_Raw data_:
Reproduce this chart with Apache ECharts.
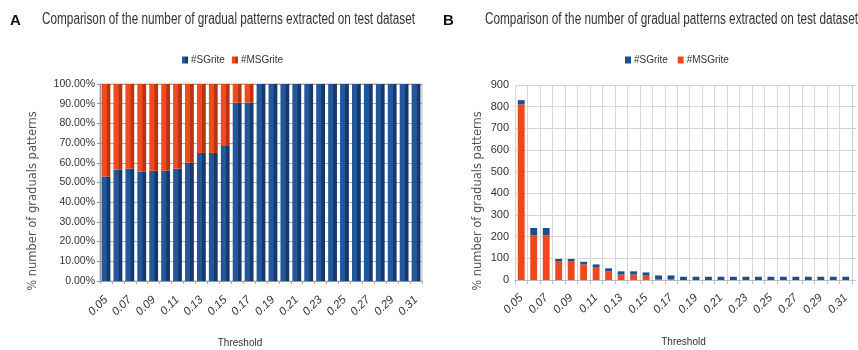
<!DOCTYPE html>
<html><head><meta charset="utf-8">
<script src="https://cdn.jsdelivr.net/npm/echarts@6/dist/echarts.min.js"></script>
<style>html,body{margin:0;padding:0;background:#fff}#c{width:858px;height:350px}</style>
</head><body><div id="c"></div>
<script>
var thresholds = ['0.05','0.06','0.07','0.08','0.09','0.10','0.11','0.12','0.13','0.14','0.15','0.16','0.17','0.18','0.19','0.20','0.21','0.22','0.23','0.24','0.25','0.26','0.27','0.28','0.29','0.30','0.31'];
// Chart A: percentage share
var pctSGrite = [53,56.5,57,55.5,56,56,57,60,65,65,68.5,90.5,90.5,100,100,100,100,100,100,100,100,100,100,100,100,100,100];
var pctMSGrite = [47,43.5,43,44.5,44,44,43,40,35,35,31.5,9.5,9.5,0,0,0,0,0,0,0,0,0,0,0,0,0,0];
// Chart B: counts
var cntMSGrite = [810,205,205,85,85,72,60,40,25,25,20,4,4,0,0,0,0,0,0,0,0,0,0,0,0,0,0];
var cntSGrite = [20,35,35,12,12,12,12,14,15,15,15,17,17,15,15,15,15,15,15,15,15,15,15,15,15,15,15];
var titleText = 'Comparison of the number of gradual patterns extracted on test dataset';
var yName = '% number of graduals patterns';

var FONT = "'Liberation Sans',Arial,sans-serif";
var BLUE = '#1f4e8f', ORANGE = '#f0471d';
function grad(c1, c2){ return new echarts.graphic.LinearGradient(0,0,1,0,[{offset:0,color:c1},{offset:0.55,color:c1},{offset:0.62,color:c2},{offset:1,color:c2}]); }

// condensed-look title via horizontal scaling
var ctx = document.createElement('canvas').getContext('2d');
ctx.font = "16px 'Liberation Sans'";
var titleScale = 373 / ctx.measureText(titleText).width;

var chart = echarts.init(document.getElementById('c'), null, {renderer:'canvas'});
function axisLabelX(m){ return {rotate:45, interval:1, fontFamily:FONT, fontSize:11.5, fontStyle:'italic', color:'#333', margin:m}; }
function titleEl(x, t){ return {type:'text', x:x, y:12, scaleX:titleScale, style:{text:t, font:"16px 'Liberation Sans'", fill:'#333'}}; }
function yNameEl(x){ return {type:'text', x:x, y:201, rotation:Math.PI/2, style:{text:yName, font:"11.5px 'DejaVu Sans'", fill:'#555', align:'center', verticalAlign:'middle'}}; }
chart.setOption({
  animation:false,
  graphic:[
    {type:'text', x:10, y:13, style:{text:'A', font:"bold 15px 'Liberation Sans'", fill:'#111'}},
    titleEl(42, titleText),
    {type:'text', x:443, y:13, style:{text:'B', font:"bold 15px 'Liberation Sans'", fill:'#111'}},
    titleEl(485, titleText),
    yNameEl(33),
    yNameEl(478)
  ],
  legend:[
    {data:['#SGrite','#MSGrite'], left:182, top:55, itemWidth:6, itemHeight:7, itemGap:7, icon:'rect', textStyle:{fontFamily:FONT, fontSize:10, color:'#333', padding:[0,0,0,-2]}, padding:0},
    {data:['#SGrite ','#MSGrite '], left:625, top:55, itemWidth:6, itemHeight:7, itemGap:7, icon:'rect', textStyle:{fontFamily:FONT, fontSize:10, color:'#333', padding:[0,0,0,-2]}, padding:0}
  ],
  grid:[
    {left:100, right:436, top:84, bottom:69, show:true, borderColor:'#bbb', borderWidth:1, outerBoundsMode:'none', containLabel:false},
    {left:515, right:6, top:85, bottom:70, outerBoundsMode:'none', containLabel:false}
  ],
  xAxis:[
    {gridIndex:0, type:'category', data:thresholds, name:'Threshold', nameLocation:'middle', nameGap:57, nameTextStyle:{fontFamily:FONT, fontSize:10, color:'#333', padding:[0,42,0,0]},
     axisLine:{lineStyle:{color:'#999'}}, axisTick:{show:true, interval:0, lineStyle:{color:'#aaa'}, length:3}, axisLabel:axisLabelX(17)},
    {gridIndex:1, type:'category', data:thresholds, name:'Threshold', nameLocation:'middle', nameGap:57, nameTextStyle:{fontFamily:FONT, fontSize:10, color:'#333'},
     axisLine:{lineStyle:{color:'#bbb'}}, axisTick:{show:true, interval:0, lineStyle:{color:'#bbb'}, length:4},
     splitLine:{show:true, interval:0, lineStyle:{color:'#d6d6d6'}}, axisLabel:axisLabelX(16)}
  ],
  yAxis:[
    {gridIndex:0, type:'value', min:0, max:100, interval:10,
     axisLine:{show:true, lineStyle:{color:'#999'}}, axisTick:{show:true, length:3, lineStyle:{color:'#999'}},
     axisLabel:{fontFamily:FONT, fontSize:10.5, color:'#333', margin:5, formatter:function(v){return v.toFixed(2)+'%';}},
     splitLine:{show:true, lineStyle:{color:'#aaa'}}},
    {gridIndex:1, type:'value', min:0, max:900, interval:100,
     axisLine:{show:false}, axisTick:{show:false},
     axisLabel:{fontFamily:FONT, fontSize:11, color:'#333', margin:6},
     splitLine:{show:true, lineStyle:{color:'#d6d6d6', width:1.2}}},
    {gridIndex:1, type:'value', position:'right', min:0, max:900, interval:100, axisLine:{show:true, lineStyle:{color:'#ccc'}},
     axisTick:{show:true, length:4, lineStyle:{color:'#ccc'}}, axisLabel:{show:false}, splitLine:{show:false}}
  ],
  series:[
    {name:'#SGrite', type:'bar', xAxisIndex:0, yAxisIndex:0, stack:'a', data:pctSGrite, barWidth:'74%', itemStyle:{color:grad('#24569a','#15396b')}},
    {name:'#MSGrite', type:'bar', xAxisIndex:0, yAxisIndex:0, stack:'a', data:pctMSGrite, barWidth:'74%', itemStyle:{color:grad('#f24a1f','#b93212')}},
    {name:'#MSGrite ', type:'bar', xAxisIndex:1, yAxisIndex:1, stack:'b', data:cntMSGrite, barWidth:'55%', itemStyle:{color:ORANGE}},
    {name:'#SGrite ', type:'bar', xAxisIndex:1, yAxisIndex:1, stack:'b', data:cntSGrite, barWidth:'55%', itemStyle:{color:BLUE}}
  ],
  color:[BLUE, ORANGE, ORANGE, BLUE]
});
</script></body></html>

_Work to be completed_:
Starting with the first line of the data above and ending with the line containing "var titleScale = 373", please restate every line exactly, leaving images out.

_Result of this task_:
Reproduce this chart with Apache ECharts.
<!DOCTYPE html>
<html><head><meta charset="utf-8">
<script src="https://cdn.jsdelivr.net/npm/echarts@6/dist/echarts.min.js"></script>
<style>html,body{margin:0;padding:0;background:#fff}#c{width:858px;height:350px}</style>
</head><body><div id="c"></div>
<script>
var thresholds = ['0.05','0.06','0.07','0.08','0.09','0.10','0.11','0.12','0.13','0.14','0.15','0.16','0.17','0.18','0.19','0.20','0.21','0.22','0.23','0.24','0.25','0.26','0.27','0.28','0.29','0.30','0.31'];
// Chart A: percentage share
var pctSGrite = [53,56.5,57,55.5,56,56,57,60,65,65,68.5,90.5,90.5,100,100,100,100,100,100,100,100,100,100,100,100,100,100];
var pctMSGrite = [47,43.5,43,44.5,44,44,43,40,35,35,31.5,9.5,9.5,0,0,0,0,0,0,0,0,0,0,0,0,0,0];
// Chart B: counts
var cntMSGrite = [810,205,205,85,85,72,60,40,25,25,20,4,4,0,0,0,0,0,0,0,0,0,0,0,0,0,0];
var cntSGrite = [20,35,35,12,12,12,12,14,15,15,15,17,17,15,15,15,15,15,15,15,15,15,15,15,15,15,15];
var titleText = 'Comparison of the number of gradual patterns extracted on test dataset';
var yName = '% number of graduals patterns';

var FONT = "'Liberation Sans',Arial,sans-serif";
var BLUE = '#1f4e8f', ORANGE = '#f0471d';
function grad(c1, c2){ return new echarts.graphic.LinearGradient(0,0,1,0,[{offset:0,color:c1},{offset:0.55,color:c1},{offset:0.62,color:c2},{offset:1,color:c2}]); }

// condensed-look title via horizontal scaling
var ctx = document.createElement('canvas').getContext('2d');
ctx.font = "16px 'Liberation Sans'";
var titleScale = 373 / ctx.measureText(titleText).width;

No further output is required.